Mitchell became interested in the history of the fight for women’s rights when she learned her great-great-grandmother, Maria E. Wilbur, had been involved in early efforts to improve the status of women. 

Wilbur was one of the signers of a Declaration of Sentiments written at the Women’s Rights Convention in Seneca Falls, NY in 1848.

 In addition, Mitchell’s grandmother, Sarah Thompson Sutherland Rich, was a friend of Susan B. Anthony, a leader in the movement.

Patterned after the Declaration of Independence, the declaration states that the self-evident truths are, in fact, “that all men and women are created equal.”

It also states:

“The history of mankind is a history of repeated injuries and usurpations on the part of man toward woman.”

It lists as the first injury: “He has never permitted her to exercise her inalienable right to the elective franchise.”

The second wrong states: “He has compelled her to submit to laws, in the formation of which she had no voice.”

Utah women had the vote long before national suffrage, said Mitchell. It was taken away and then restored.

It was in 1870 that Utah first granted women’s suffrage.
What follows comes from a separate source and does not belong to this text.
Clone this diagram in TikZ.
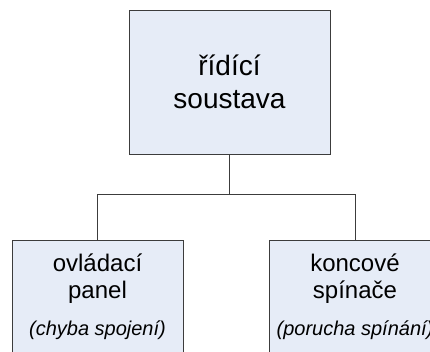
\documentclass[tikz,border=0pt]{standalone}
\usepackage{fontspec}
\setmainfont{Liberation Sans}
\usetikzlibrary{positioning}
\definecolor{boxfill}{RGB}{230,236,247}
\definecolor{boxline}{RGB}{60,60,60}

\begin{document}
\begin{tikzpicture}[x=1pt,y=-1pt,
    box/.style={rectangle,draw=boxline,fill=boxfill,line width=0.9pt,align=center,inner sep=0pt},
    big/.style={font=\fontsize{28}{33}\selectfont},
    small/.style={font=\fontsize{24}{27}\selectfont},
    note/.style={font=\fontsize{20}{24}\selectfont\itshape}]
  \clip (0,0) rectangle (430,351);

  \node[box,big,minimum width=201pt,minimum height=144pt] (ridici) at (229.5,82) {řídící\\soustava};
  \node[box,small,minimum width=171pt,minimum height=114pt] (panel) at (97.5,297)
    {ovládací\\panel\\[10pt]{\fontsize{20}{24}\selectfont\itshape (chyba spojení)}};
  \node[box,small,minimum width=171pt,minimum height=114pt] (spinace) at (355,297)
    {koncové\\spínače\\[10pt]{\fontsize{20}{24}\selectfont\itshape (porucha spínání)}};

  % branch point under the top box
  \coordinate (split) at (229.5,194);
  \draw[boxline,line width=0.9pt] (ridici.south) -- (split);
  \draw[boxline,line width=0.9pt] (split) -| (panel.north);
  \draw[boxline,line width=0.9pt] (split) -| (spinace.north);
\end{tikzpicture}
\end{document}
A constitutional amendment, the 19th, giving women the right to vote in the United States became effective in 1920.

“The job is not done yet,” said Mitchell. Utah figures show women get 69 cents for every dollar a man earns, she said. 

Of even greater concern, women in many countries around the world lack even the most basic rights and protections.

Mitchell quoted a poem written by a woman in Afghanistan that spoke of having no rights, no voice, no choice and “no existence.”

“Even though we’ve come a long way, we have far to go,” said Esther Shutt, president of the Bountiful Soroptimists. The focus of the organization is to improve the lives of women and girls throughout the world.

 “It’s important to remember the value of women,” she said. “We’re all in this together no matter what country we live in or no matter where we are in our lives.”